Atul Tiwari, principal and managing director of Vanguard Investments Canada, said: “We are grateful for the trust that financial advisors and their clients have placed in us.”
Vanguard entered the Canadian market in December 2011, listing six ETFs on the Toronto Stock Exchange (TSX). It added an additional five in November 2012.
Seven more ETFs (five equity funds and two bond funds) are planned, according to a preliminary prospectus recently filed with the Canadian regulatory authorities.
Vanguard attributes the success to the growing acceptance of index investing, citing low costs, broad diversification, relative performance predictability and tax efficiency as key advantages of the approach.

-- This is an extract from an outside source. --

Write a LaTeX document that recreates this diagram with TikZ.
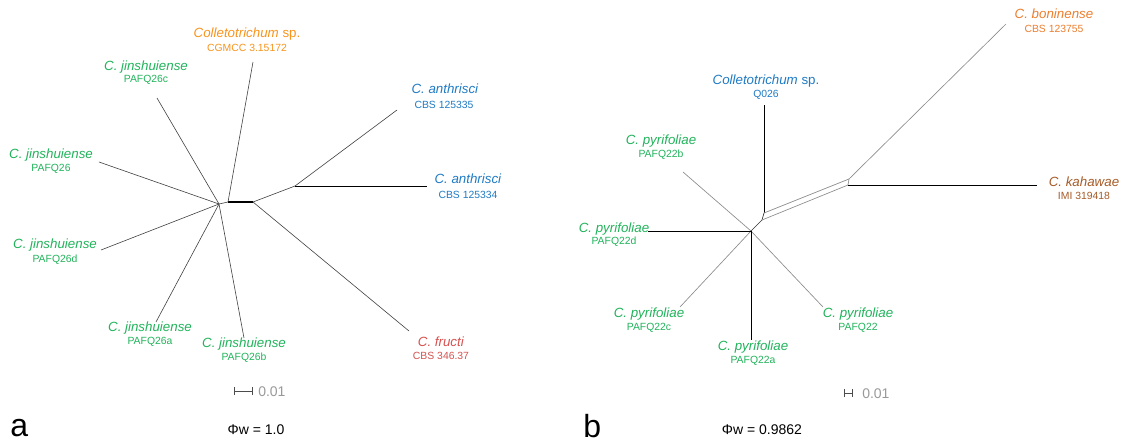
\documentclass[tikz,border=0pt]{standalone}
\usepackage{fontspec}
\setmainfont{Liberation Sans}
\definecolor{corange}{HTML}{F7941D}
\definecolor{corange2}{HTML}{EC7E2E}
\definecolor{cgreen}{HTML}{21B35B}
\definecolor{cblue}{HTML}{1F7BC4}
\definecolor{cred}{HTML}{D6514F}
\definecolor{cbrown}{HTML}{A65B27}
\definecolor{cgray}{HTML}{999999}
\tikzset{
  sp/.style={font=\fontsize{10}{12}\selectfont, inner sep=0pt},
  code/.style={font=\fontsize{7.8}{9}\selectfont, inner sep=0pt},
  br/.style={draw=black!75, line width=0.45pt},
  thk/.style={draw=black, line width=0.9pt},
  thk2/.style={draw=black, line width=0.75pt},
  gbr/.style={draw=black!45, line width=0.5pt},
  bbr/.style={draw=black, line width=0.75pt},
  scalebar/.style={draw=black!70, line width=0.5pt, |-|, >=Bar},
  scaletext/.style={font=\fontsize{10.5}{12}\selectfont, text=cgray, inner sep=0pt, anchor=west},
  panel/.style={font=\fontsize{24}{28}\selectfont, inner sep=0pt},
  phi/.style={font=\fontsize{10.5}{12}\selectfont, inner sep=0pt}
}
\begin{document}
\begin{tikzpicture}[x=0.75pt,y=-0.75pt]
\useasboundingbox (0,0) rectangle (1122,443);
% ---------------- panel a ----------------
\coordinate (H) at (219,204);
\coordinate (C1) at (228,202);
\coordinate (N1) at (253,202);
\coordinate (N2) at (295,186);
\coordinate (tCol) at (253,62);
\coordinate (t26c) at (157,98);
\coordinate (t26) at (99,162);
\coordinate (t26d) at (101,250);
\coordinate (t26a) at (156,322);
\coordinate (t26b) at (244,338);
\coordinate (tFr) at (409,331);
\coordinate (t335) at (397,110);
\coordinate (t334) at (427,186);
\draw[br] (H) -- (C1);
\draw[thk] (C1) -- (N1);
\draw[br] (C1) -- (tCol);
\draw[br] (H) -- (t26c);
\draw[br] (H) -- (t26);
\draw[br] (H) -- (t26d);
\draw[br] (H) -- (t26a);
\draw[br] (H) -- (t26b);
\draw[br] (N1) -- (tFr);
\draw[br] (N1) -- (N2);
\draw[br] (N2) -- (t335);
\draw[thk2] (N2) -- (t334);

\node[sp,text=corange] (nCol) at (247,34) {\textit{Colletotrichum} sp.};
\node[code,text=corange] (cCol) at (247,48) {CGMCC 3.15172};
\node[sp,text=cgreen] (n26c) at (146,67) {\textit{C. jinshuiense}};
\node[code,text=cgreen] (c26c) at (146,80) {PAFQ26c};
\node[sp,text=cgreen] (n26) at (51,155) {\textit{C. jinshuiense}};
\node[code,text=cgreen] (c26) at (51,169) {PAFQ26};
\node[sp,text=cgreen] (n26d) at (55,245) {\textit{C. jinshuiense}};
\node[code,text=cgreen] (c26d) at (55,260) {PAFQ26d};
\node[sp,text=cgreen] (n26a) at (150,328) {\textit{C. jinshuiense}};
\node[code,text=cgreen] (c26a) at (150,342) {PAFQ26a};
\node[sp,text=cgreen] (n26b) at (244,344) {\textit{C. jinshuiense}};
\node[code,text=cgreen] (c26b) at (244,358) {PAFQ26b};
\node[sp,text=cred] (nFr) at (441,342) {\textit{C. fructi}};
\node[code,text=cred] (cFr) at (441,356) {CBS 346.37};
\node[sp,text=cblue] (n335) at (445,89) {\textit{C. anthrisci}};
\node[code,text=cblue] (c335) at (444,105) {CBS 125335};
\node[sp,text=cblue] (n334) at (468,179) {\textit{C. anthrisci}};
\node[code,text=cblue] (c334) at (468,195) {CBS 125334};

\coordinate (sa1) at (234,391);
\coordinate (sa2) at (253,391);
\draw[scalebar] (sa1) -- (sa2);
\node[scaletext] (sta) at (258,392) {0.01};
\node[panel,anchor=west] (pa) at (10,428) {a};
\node[phi] (phia) at (256,430) {Φw = 1.0};

% ---------------- panel b ----------------
\coordinate (G) at (751,231);
\coordinate (B1) at (762,220);
\coordinate (B2) at (764,213);
\coordinate (B3) at (849,179);
\coordinate (B4) at (848,185);
\coordinate (tQ) at (764,105);
\coordinate (tBon) at (1006,24);
\coordinate (tKah) at (1037,185);
\coordinate (t22b) at (683,172);
\coordinate (t22d) at (648,231);
\coordinate (t22c) at (680,307);
\coordinate (t22) at (823,307);
\coordinate (t22a) at (751,340);

\draw[gbr] (G) -- (t22b);
\draw[gbr] (G) -- (t22c);
\draw[gbr] (G) -- (t22);
\draw[bbr] (G) -- (t22d);
\draw[bbr] (G) -- (t22a);
\draw[black!80, line width=0.5pt] (G) -- (B1) -- (B2);
\draw[bbr] (B2) -- (tQ);
\draw[gbr] (B2) -- (B3);
\draw[gbr] (B1) -- (B4);
\draw[gbr] (B3) -- (B4);
\draw[gbr] (B3) -- (tBon);
\draw[bbr] (B4) -- (tKah);

\node[sp,text=corange2] (nBon) at (1054,14) {\textit{C. boninense}};
\node[code,text=corange2] (cBon) at (1054,29) {CBS 123755};
\node[sp,text=cblue] (nQ) at (766,81) {\textit{Colletotrichum} sp.};
\node[code,text=cblue] (cQ) at (766,95) {Q026};
\node[sp,text=cgreen] (n22b) at (661,141) {\textit{C. pyrifoliae}};
\node[code,text=cgreen] (c22b) at (661,155) {PAFQ22b};
\node[sp,text=cbrown] (nKah) at (1084,182) {\textit{C. kahawae}};
\node[code,text=cbrown] (cKah) at (1084,196) {IMI 319418};
\node[sp,text=cgreen] (n22d) at (614,229) {\textit{C. pyrifoliae}};
\node[code,text=cgreen] (c22d) at (614,242) {PAFQ22d};
\node[sp,text=cgreen] (n22c) at (649,314) {\textit{C. pyrifoliae}};
\node[code,text=cgreen] (c22c) at (649,328) {PAFQ22c};
\node[sp,text=cgreen] (n22) at (858,314) {\textit{C. pyrifoliae}};
\node[code,text=cgreen] (c22) at (858,328) {PAFQ22};
\node[sp,text=cgreen] (n22a) at (753,347) {\textit{C. pyrifoliae}};
\node[code,text=cgreen] (c22a) at (753,361) {PAFQ22a};

\coordinate (sb1) at (844,393);
\coordinate (sb2) at (853,393);
\draw[scalebar] (sb1) -- (sb2);
\node[scaletext] (stb) at (862,394) {0.01};
\node[panel,anchor=west] (pb) at (583,426) {b};
\node[phi] (phib) at (762,430) {Φw = 0.9862};
\end{tikzpicture}
\end{document}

Costs are particularly important. According to Tiwari: “You can’t control market performance, but you can control how much you pay for your investments. All else being equal, investments with consistently low MERs can give you a head start in achieving competitive returns.”
As of December 31, 2012, Vanguard’s Canadian ETFs had an average management expense ratio (MER) of 0.27%. This compares with an average MER of 2.03% for all mutual funds in Canada. Its flagship Canadian product, the Vanguard FTSE Canada Index ETF (VCE), comes with a MER of just 0.11%.
Vanguard also has ETFs listed in the US on the NYSE Arca and Nasdaq Stock Market, and across Europe including on the London Stock Exchange, NYSE Euronext and SIX Swiss Exchange.